Sosyal güvenlikten olumlu sinyaller geliyor
BU yılın ilk sekiz ayında,sosyal güvenlik sistemine yapılan transferlerde de reel bazda yüzde 6.6 düşüş gerçekleştiğine dikkat çekmek istiyoruz. Bir dönem GSYH'nin yüzde 6'sına yaklaşan sosyal güvenlik sistemi açık finansmanı ağustos sonu itibarıyla yüzde 4.5 seviyesine gerilemiş durumda. Hala çok yüksek ancak hızlı bir düşüş trendinin olması, sosyal güvenlik probleminin kademeli olarak düzeleceğine ilişkin olumlu işaretler veriyor.
Faiz ödemeleri yüzde 15 geriledi
BÜTÇE verilerinin detayına baktığımızda ise, reel bazda bütçe gelirlerinin yılın ilk sekiz ayında yüzde 11 oranında
arttığını görüyoruz.
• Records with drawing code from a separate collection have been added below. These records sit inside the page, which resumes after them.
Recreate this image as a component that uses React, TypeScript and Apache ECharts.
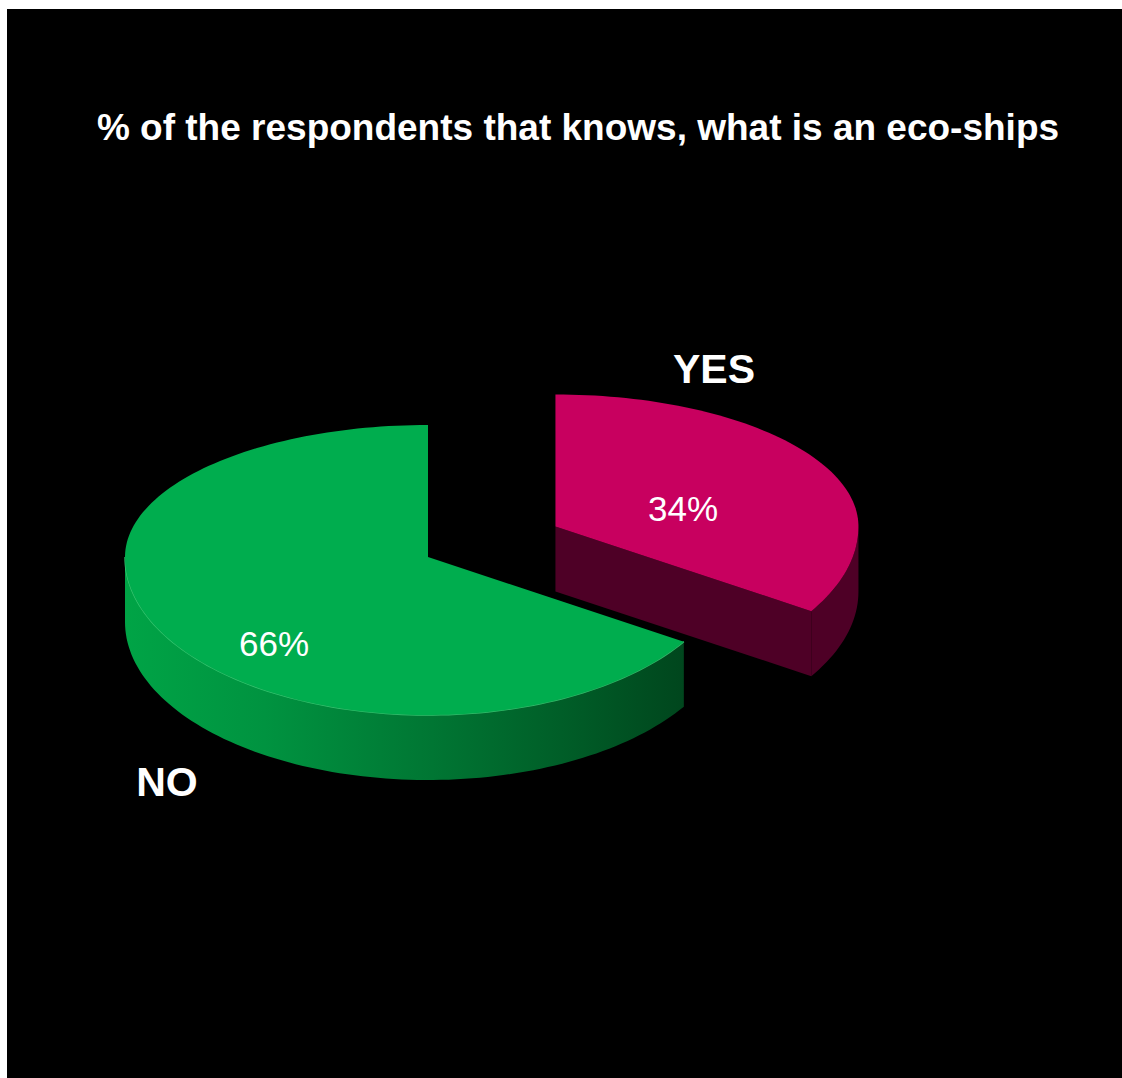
import React, { useEffect, useRef } from "react";
import * as echarts from "echarts";

const categories = ["YES", "NO"];
const values = [34, 66];
const percentLabels = ["34%", "66%"];
const titleText = "% of the respondents that knows, what is an eco-ships";

export default function App() {
  const ref = useRef<HTMLDivElement>(null);

  useEffect(() => {
    document.body.style.margin = "0";
    const chart = echarts.init(ref.current as HTMLDivElement, null, { renderer: "svg" });
    const total = values.reduce((a, b) => a + b, 0);

    const CX = 428;
    const CY = 557;
    const RX = 303;
    const RY_BACK = 132;
    const RY_FRONT = 158;
    const DEPTH = 65;
    const explode = [0.48, 0];
    const topColors = ["#C8005F", "#00AD4E"];
    const rad = (d: number) => (d * Math.PI) / 180;

    const starts: number[] = [];
    let acc = 90;
    values.forEach((v) => {
      starts.push(acc);
      acc -= (v / total) * 360;
    });

    const ept = (ox: number, oy: number, a: number, dy = 0) => {
      const s = Math.sin(rad(a));
      const ry = s > 0 ? RY_BACK : RY_FRONT;
      return [ox + RX * Math.cos(rad(a)), oy - ry * s + dy];
    };

    const arcPts = (ox: number, oy: number, from: number, to: number, dy = 0) => {
      const pts: number[][] = [];
      const n = Math.max(8, Math.ceil(Math.abs(to - from) / 1.5));
      for (let k = 0; k <= n; k++) {
        const a = from + ((to - from) * k) / n;
        pts.push(ept(ox, oy, a, dy));
      }
      return pts;
    };

    const renderItem = (params: any, api: any) => {
      const i = params.dataIndex;
      const v = api.value(0);
      const a0 = starts[i];
      const a1 = a0 - (v / total) * 360;
      const mid = (a0 + a1) / 2;
      const ox = CX + explode[i] * RX * Math.cos(rad(mid));
      const oy = CY - explode[i] * RY_BACK * Math.sin(rad(mid));
      const children: any[] = [];

      const isGreen = i === 1;
      const sideFill = isGreen
        ? {
            type: "linear",
            x: 0,
            y: 0,
            x2: 1,
            y2: 0,
            colorStops: [
              { offset: 0, color: "#00A446" },
              { offset: 0.25, color: "#009340" },
              { offset: 0.55, color: "#007633" },
              { offset: 0.8, color: "#005C27" },
              { offset: 1, color: "#00461D" },
            ],
          }
        : "#4E0026";

      // radial face at clockwise end (visible if its normal points toward viewer)
      const nEnd = a1 - 90;
      if (Math.sin(rad(nEnd)) < -0.01) {
        const e = ept(ox, oy, a1);
        children.push({
          type: "polygon",
          z2: 1,
          shape: { points: [[ox, oy], e, [e[0], e[1] + DEPTH], [ox, oy + DEPTH]] },
          style: { fill: "#4E0026" },
        });
      }
      const nStart = a0 + 90;
      if (Math.sin(rad(nStart)) < -0.01) {
        const e = ept(ox, oy, a0);
        children.push({
          type: "polygon",
          z2: 1,
          shape: { points: [[ox, oy], e, [e[0], e[1] + DEPTH], [ox, oy + DEPTH]] },
          style: { fill: isGreen ? "#005C27" : "#4E0026" },
        });
      }

      // outer wall (front half only)
      for (let k = -2; k <= 1; k++) {
        const lo = Math.max(a1, -180 + 360 * k);
        const hi = Math.min(a0, 360 * k);
        if (hi - lo > 0.01) {
          const top = arcPts(ox, oy, lo, hi);
          const bottom = arcPts(ox, oy, hi, lo, DEPTH);
          children.push({
            type: "polygon",
            z2: 2,
            shape: { points: top.concat(bottom) },
            style: { fill: sideFill },
          });
          if (isGreen) {
            children.push({
              type: "polyline",
              z2: 3,
              shape: { points: top },
              style: { stroke: "#3FD27A", lineWidth: 1.5, fill: null, opacity: 0.8 },
            });
          }
        }
      }

      // top surface
      const topPts = [[ox, oy]].concat(arcPts(ox, oy, a0, a1));
      children.push({
        type: "polygon",
        z2: 10,
        shape: { points: topPts },
        style: { fill: topColors[i] },
      });

      return { type: "group", children };
    };

    const font = "'Liberation Sans', Arial, Helvetica, sans-serif";

    chart.setOption({
      animation: false,
      backgroundColor: "#ffffff",
      graphic: [
        {
          type: "rect",
          z: -10,
          shape: { x: 7, y: 9, width: 1115, height: 1069 },
          style: { fill: "#000000" },
          silent: true,
        },
        {
          type: "text",
          z: 100,
          x: 578,
          y: 127,
          style: {
            text: titleText,
            fill: "#ffffff",
            font: `bold 37px ${font}`,
            textAlign: "center",
            textVerticalAlign: "middle",
          },
        },
        {
          type: "text",
          z: 100,
          x: 714,
          y: 369,
          style: {
            text: categories[0],
            fill: "#ffffff",
            font: `bold 41px ${font}`,
            textAlign: "center",
            textVerticalAlign: "middle",
          },
        },
        {
          type: "text",
          z: 100,
          x: 167,
          y: 782,
          style: {
            text: categories[1],
            fill: "#ffffff",
            font: `bold 41px ${font}`,
            textAlign: "center",
            textVerticalAlign: "middle",
          },
        },
        {
          type: "text",
          z: 100,
          x: 683,
          y: 508,
          style: {
            text: percentLabels[0],
            fill: "#ffffff",
            font: `35px ${font}`,
            textAlign: "center",
            textVerticalAlign: "middle",
          },
        },
        {
          type: "text",
          z: 100,
          x: 274,
          y: 643,
          style: {
            text: percentLabels[1],
            fill: "#ffffff",
            font: `35px ${font}`,
            textAlign: "center",
            textVerticalAlign: "middle",
          },
        },
      ],
      series: [
        {
          type: "custom",
          coordinateSystem: "none",
          renderItem,
          data: values.map((v, i) => ({ name: categories[i], value: v })),
        },
      ],
    });

    return () => {
      chart.dispose();
    };
  }, []);

  return <div ref={ref} style={{ width: 1122, height: 1078 }} />;
}
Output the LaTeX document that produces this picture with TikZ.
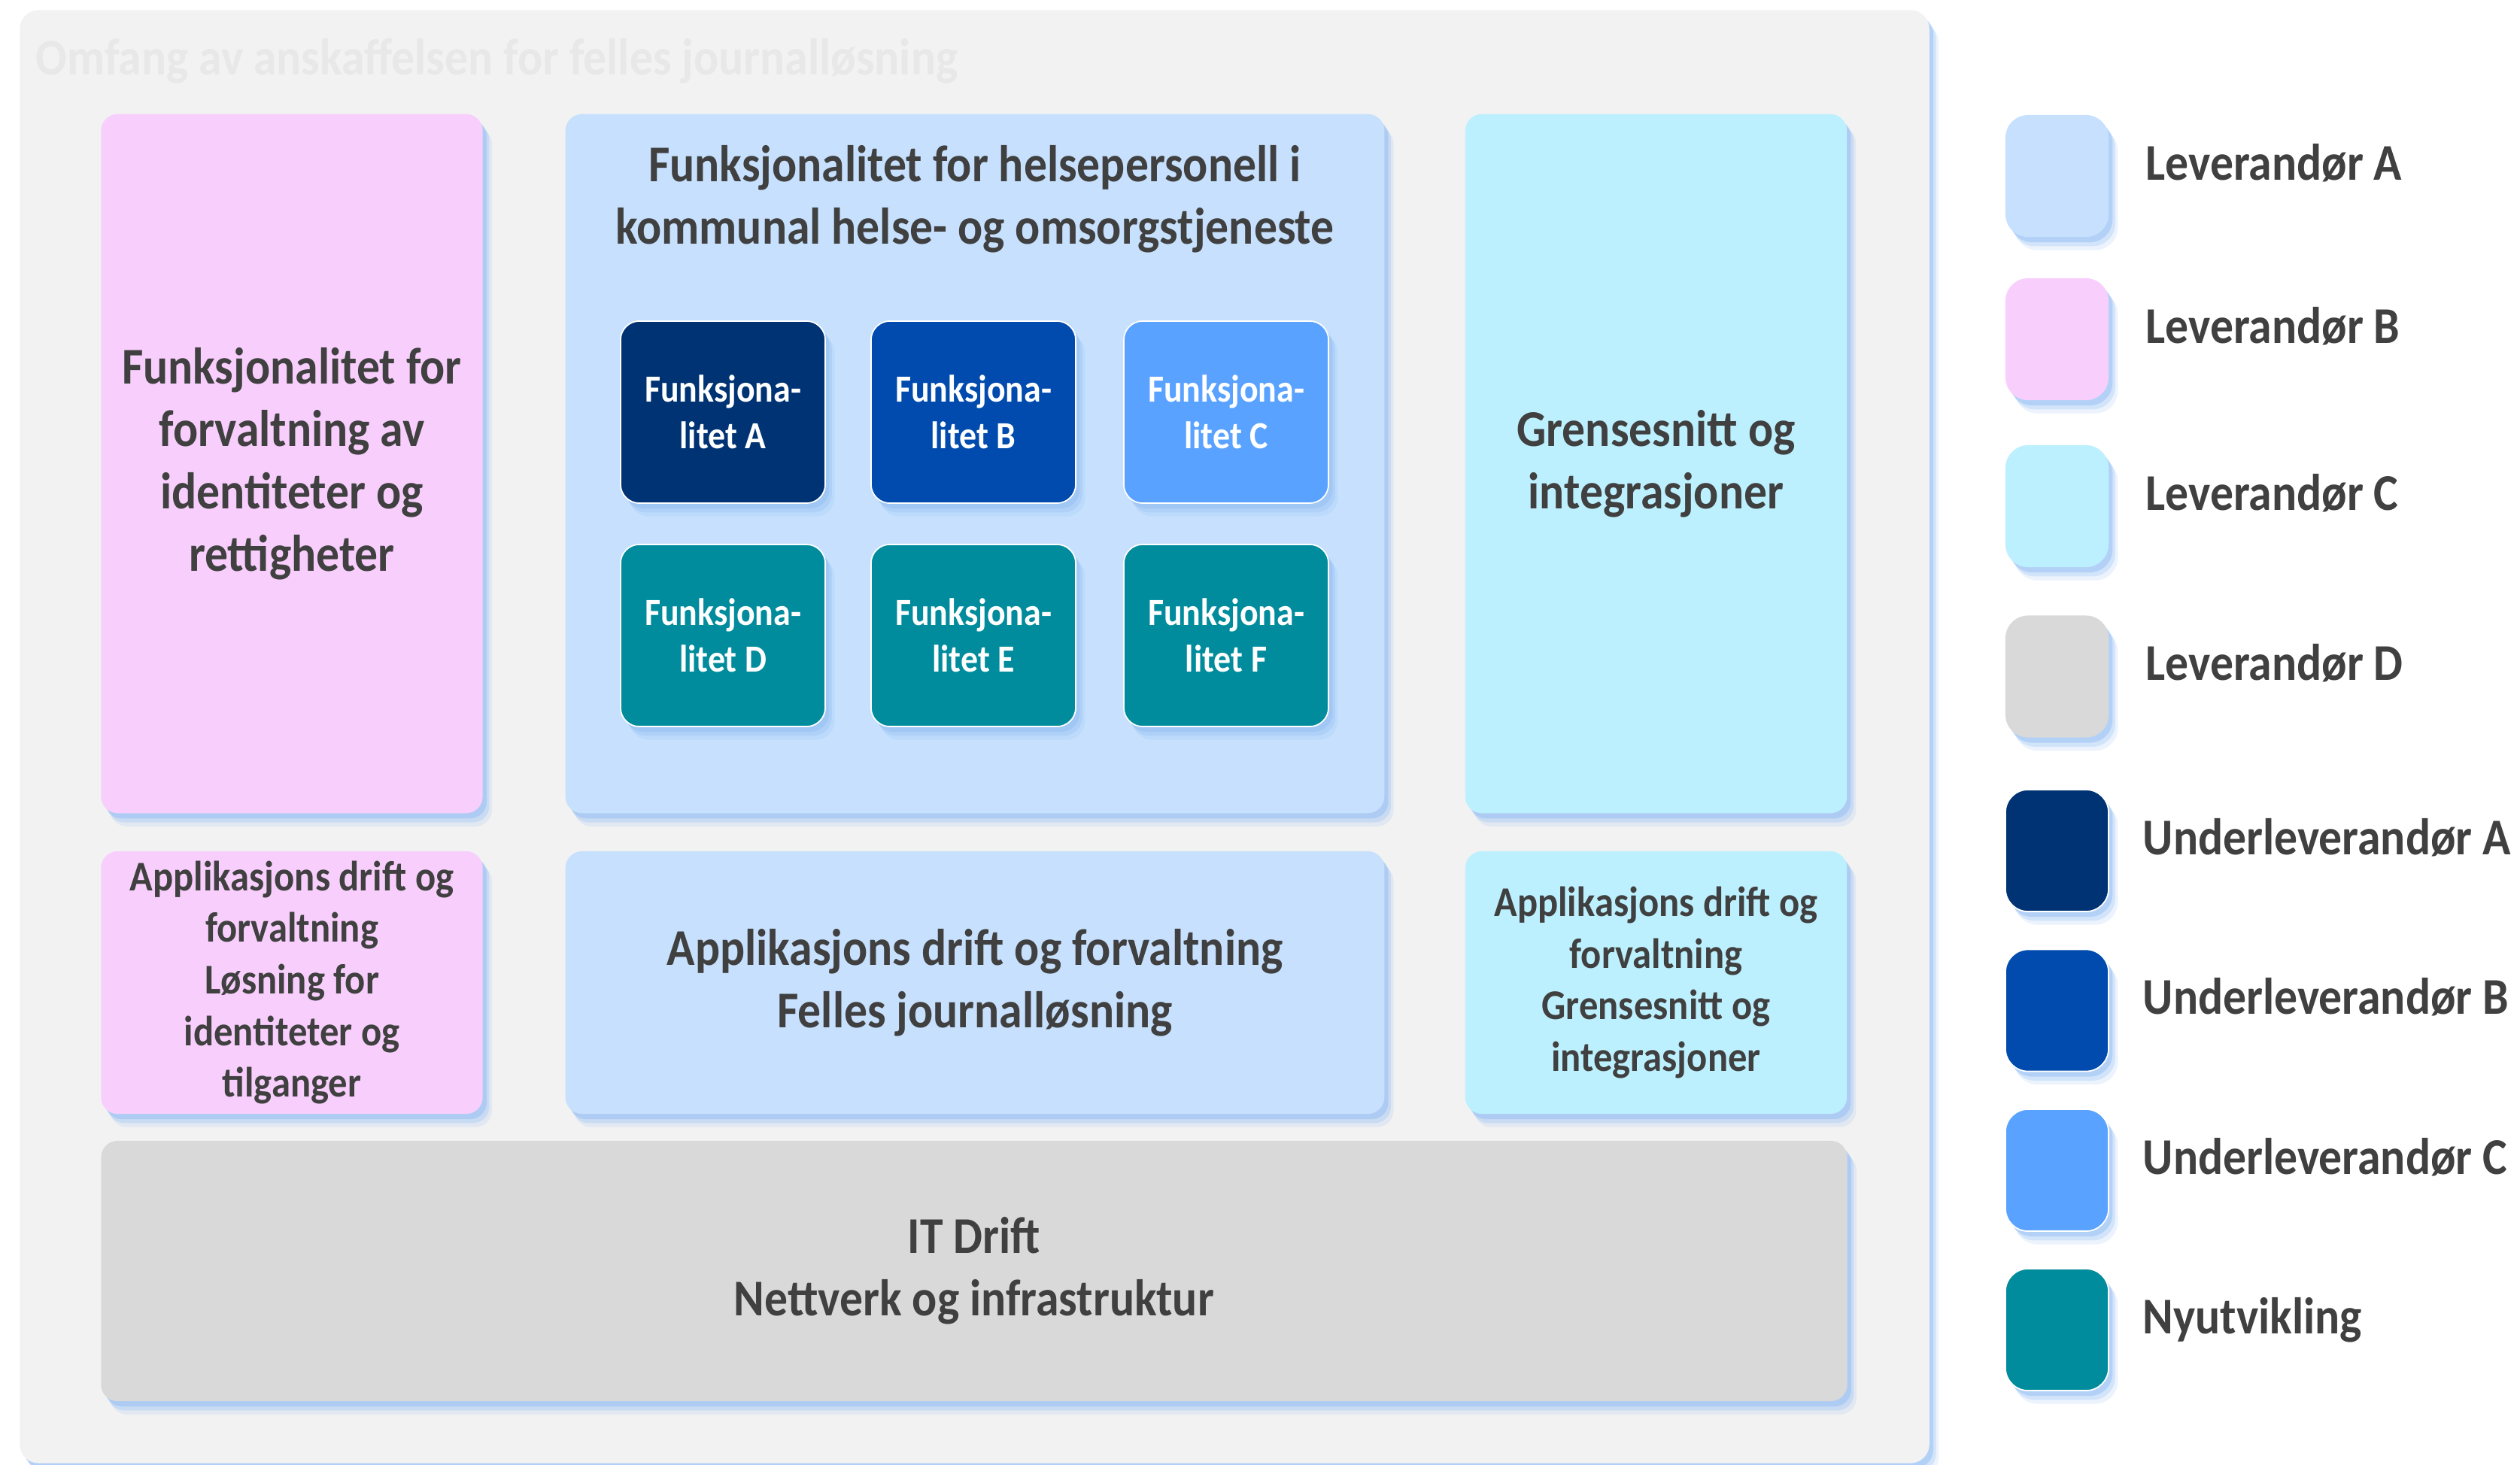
\documentclass[tikz,border=0pt]{standalone}
\usepackage{fontspec}
\setmainfont{Carlito}[FakeStretch=0.9]
\usetikzlibrary{shadows}

\definecolor{scopegray}{HTML}{F2F2F2}
\definecolor{titlegray}{HTML}{E8E8E8}
\definecolor{textgray}{HTML}{404040}
\definecolor{levA}{HTML}{C6E0FD}
\definecolor{levB}{HTML}{F8CFFC}
\definecolor{levC}{HTML}{BDF0FE}
\definecolor{levD}{HTML}{D9D9D9}
\definecolor{ulevA}{HTML}{003373}
\definecolor{ulevB}{HTML}{004BAD}
\definecolor{ulevC}{HTML}{5AA2FF}
\definecolor{nyutv}{HTML}{008C9C}
\definecolor{glow}{HTML}{94BFF4}

\tikzset{
  glowy/.style={drop shadow={shadow xshift=3.5pt, shadow yshift=-5pt, fill=glow, opacity=.18},
    drop shadow={shadow xshift=2.5pt, shadow yshift=-3.5pt, fill=glow, opacity=.3},
    drop shadow={shadow xshift=1.5pt, shadow yshift=-2pt, fill=glow, opacity=.5}},
  bigfont/.style={font=\bfseries\fontsize{19.5}{23.6}\selectfont},
  area/.style={glowy, rounded corners=2.2mm, text=textgray, align=center, inner sep=0pt, bigfont},
  tallbox/.style={area, minimum width=5.07cm, minimum height=9.29cm},
  lowbox/.style={area, minimum width=5.07cm, minimum height=3.49cm, font=\bfseries\fontsize{16}{19.5}\selectfont},
  funcbox/.style={glowy, rounded corners=2.5mm, draw=white, line width=.5pt, text=white, align=center,
    minimum width=2.72cm, minimum height=2.42cm, font=\bfseries\fontsize{14.5}{17.6}\selectfont},
  legbox/.style={glowy, rounded corners=3mm, minimum width=1.37cm, minimum height=1.62cm},
  darkleg/.style={legbox, draw=white, line width=.5pt},
  legtext/.style={anchor=base west, text=textgray, bigfont, inner sep=0pt}
}

\begin{document}
\begin{tikzpicture}[x=0.01cm, y=-0.01cm]
  \useasboundingbox (0,0) rectangle (3350,1948);

  % scope of the procurement
  \node[glowy, fill=scopegray, rounded corners=2.5mm, minimum width=25.37cm, minimum height=19.31cm] (scope) at (1295.5,979.5) {};
  \node[anchor=base west, inner sep=0pt, text=titlegray, font=\bfseries\fontsize{19.5}{24}\selectfont] (scopetitle) at (47,99)
    {Omfang av anskaffelsen for felles journalløsning};

  % upper row
  \node[tallbox, fill=levB] (idm) at (388,616.5)
    {Funksjonalitet for\\forvaltning av\\identiteter og\\rettigheter};
  \node[area, fill=levA, minimum width=10.88cm, minimum height=9.29cm] (journal) at (1296,616.5) {};
  \node[text=textgray, align=center, bigfont] (journaltitle) at (1296,265)
    {Funksjonalitet for helsepersonell i\\kommunal helse- og omsorgstjeneste};
  \node[tallbox, fill=levC] (integ) at (2201.5,616.5)
    {Grensesnitt og\\integrasjoner};

  \node[funcbox, fill=ulevA] (funcA) at (961,548) {Funksjona-\\litet A};
  \node[funcbox, fill=ulevB] (funcB) at (1294,548) {Funksjona-\\litet B};
  \node[funcbox, fill=ulevC] (funcC) at (1630,548) {Funksjona-\\litet C};
  \node[funcbox, fill=nyutv] (funcD) at (961,845) {Funksjona-\\litet D};
  \node[funcbox, fill=nyutv] (funcE) at (1294,845) {Funksjona-\\litet E};
  \node[funcbox, fill=nyutv] (funcF) at (1630,845) {Funksjona-\\litet F};

  % application operations
  \node[lowbox, fill=levB] (idmdrift) at (388,1306.5)
    {Applikasjons drift og\\forvaltning\\Løsning for\\identiteter og\\tilganger};
  \node[area, fill=levA, minimum width=10.88cm, minimum height=3.49cm] (journaldrift) at (1296,1306.5)
    {Applikasjons drift og forvaltning\\Felles journalløsning};
  \node[lowbox, fill=levC] (integdrift) at (2201.5,1306.5)
    {Applikasjons drift og\\forvaltning\\Grensesnitt og\\integrasjoner};

  % IT operations
  \node[area, fill=levD, minimum width=23.2cm, minimum height=3.46cm] (itdrift) at (1295,1690)
    {IT Drift\\Nettverk og infrastruktur};

  % legend
  \node[legbox, fill=levA] (legA) at (2734.5,234) {};
  \node[legtext] (legAtext) at (2852,239) {Leverandør A};
  \node[legbox, fill=levB] (legB) at (2734.5,451) {};
  \node[legtext] (legBtext) at (2852,456) {Leverandør B};
  \node[legbox, fill=levC] (legC) at (2734.5,673) {};
  \node[legtext] (legCtext) at (2852,678) {Leverandør C};
  \node[legbox, fill=levD] (legD) at (2734.5,899.5) {};
  \node[legtext] (legDtext) at (2852,904.5) {Leverandør D};
  \node[darkleg, fill=ulevA] (legUA) at (2734.5,1131) {};
  \node[legtext] (legUAtext) at (2848,1136) {Underleverandør A};
  \node[darkleg, fill=ulevB] (legUB) at (2734.5,1343.5) {};
  \node[legtext] (legUBtext) at (2848,1348.5) {Underleverandør B};
  \node[darkleg, fill=ulevC] (legUC) at (2734.5,1556) {};
  \node[legtext] (legUCtext) at (2848,1561) {Underleverandør C};
  \node[darkleg, fill=nyutv] (legNy) at (2734.5,1768) {};
  \node[legtext] (legNytext) at (2848,1773) {Nyutvikling};
\end{tikzpicture}
\end{document}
Faiz dışı harcamalar ise toplamda reel yüzde 6 oranında artmış. Aradaki bu farka ek olarak, faiz giderlerindeki reel düşüş de bütçe dengesine olumlu yansıyor. Geçen yılın ilk sekiz ayında 35.3 milyar TL olarak geçekleşen faiz ödemeleri bu yılın aynı döneminde yaklaşık 4 milyar TL daha düşük. Bu da reel bazda yaklaşık yüzde 15'lik düşüş anlamına geliyor.